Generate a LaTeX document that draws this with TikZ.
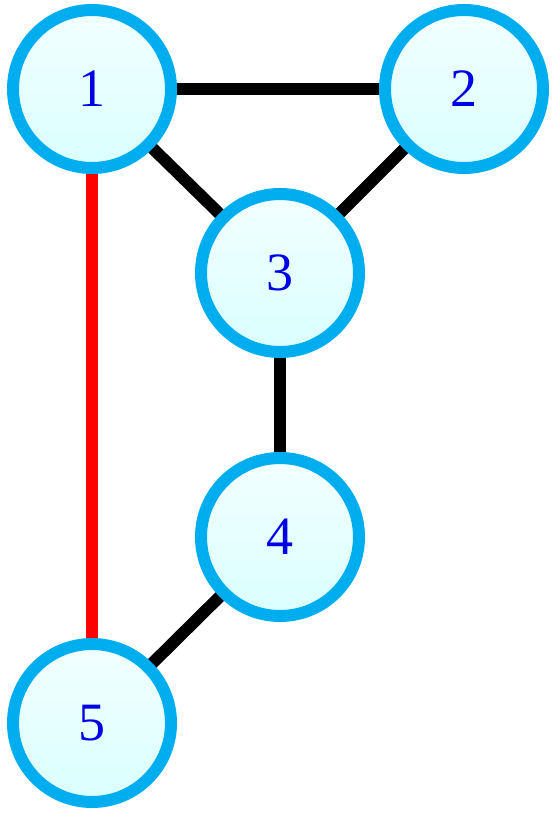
\documentclass[tikz,border=0pt]{standalone}
\usepackage{fontspec}
\setmainfont{Liberation Serif}
\usetikzlibrary{backgrounds}
\definecolor{ringcol}{RGB}{0,174,239}
\definecolor{topfill}{RGB}{242,255,255}
\definecolor{botfill}{RGB}{218,255,255}
\definecolor{numcol}{RGB}{0,0,230}
\tikzset{
  vertex/.style={circle, draw=ringcol, line width=12pt, minimum size=158pt,
    top color=topfill, bottom color=botfill, text=numcol,
    font=\fontsize{54}{60}\selectfont, inner sep=0pt},
  edge/.style={line width=12pt, draw=black},
  rededge/.style={line width=12pt, draw=red}
}
\begin{document}
\begin{tikzpicture}[x=1pt,y=1pt]
\useasboundingbox (0,0) rectangle (555,814);
\node[vertex] (n1) at (92,725) {1};
\node[vertex] (n2) at (464,725) {2};
\node[vertex] (n3) at (280,541) {3};
\node[vertex] (n4) at (280,277) {4};
\node[vertex] (n5) at (92,91) {5};
\begin{scope}[on background layer]
\draw[edge] (n1.center) -- (n2.center);
\draw[edge] (n1.center) -- (n3.center);
\draw[edge] (n2.center) -- (n3.center);
\draw[edge] (n3.center) -- (n4.center);
\draw[edge] (n4.center) -- (n5.center);
\draw[rededge] (n1.center) -- (n5.center);
\end{scope}
\end{tikzpicture}
\end{document}
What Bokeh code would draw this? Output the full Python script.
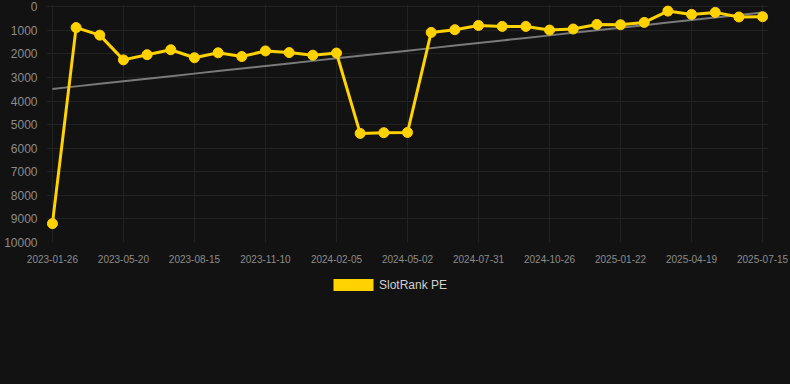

---------------

_What is needed_. Pictures are to be left out; all else in the entries above is to be quoted exactly.

_Solution for this exercise_.
Generate a LaTeX document that draws this with TikZ.
\documentclass[tikz,border=0pt]{standalone}
\usepackage{fontspec}
\setmainfont{Liberation Serif}
\usetikzlibrary{backgrounds}
\definecolor{ringcol}{RGB}{0,174,239}
\definecolor{topfill}{RGB}{242,255,255}
\definecolor{botfill}{RGB}{218,255,255}
\definecolor{numcol}{RGB}{0,0,230}
\tikzset{
  vertex/.style={circle, draw=ringcol, line width=12pt, minimum size=158pt,
    top color=topfill, bottom color=botfill, text=numcol,
    font=\fontsize{54}{60}\selectfont, inner sep=0pt},
  edge/.style={line width=12pt, draw=black},
  rededge/.style={line width=12pt, draw=red}
}
\begin{document}
\begin{tikzpicture}[x=1pt,y=1pt]
\useasboundingbox (0,0) rectangle (555,814);
\node[vertex] (n1) at (92,725) {1};
\node[vertex] (n2) at (464,725) {2};
\node[vertex] (n3) at (280,541) {3};
\node[vertex] (n4) at (280,277) {4};
\node[vertex] (n5) at (92,91) {5};
\begin{scope}[on background layer]
\draw[edge] (n1.center) -- (n2.center);
\draw[edge] (n1.center) -- (n3.center);
\draw[edge] (n2.center) -- (n3.center);
\draw[edge] (n3.center) -- (n4.center);
\draw[edge] (n4.center) -- (n5.center);
\draw[rededge] (n1.center) -- (n5.center);
\end{scope}
\end{tikzpicture}
\end{document}
What Bokeh code would draw this? Output the full Python script.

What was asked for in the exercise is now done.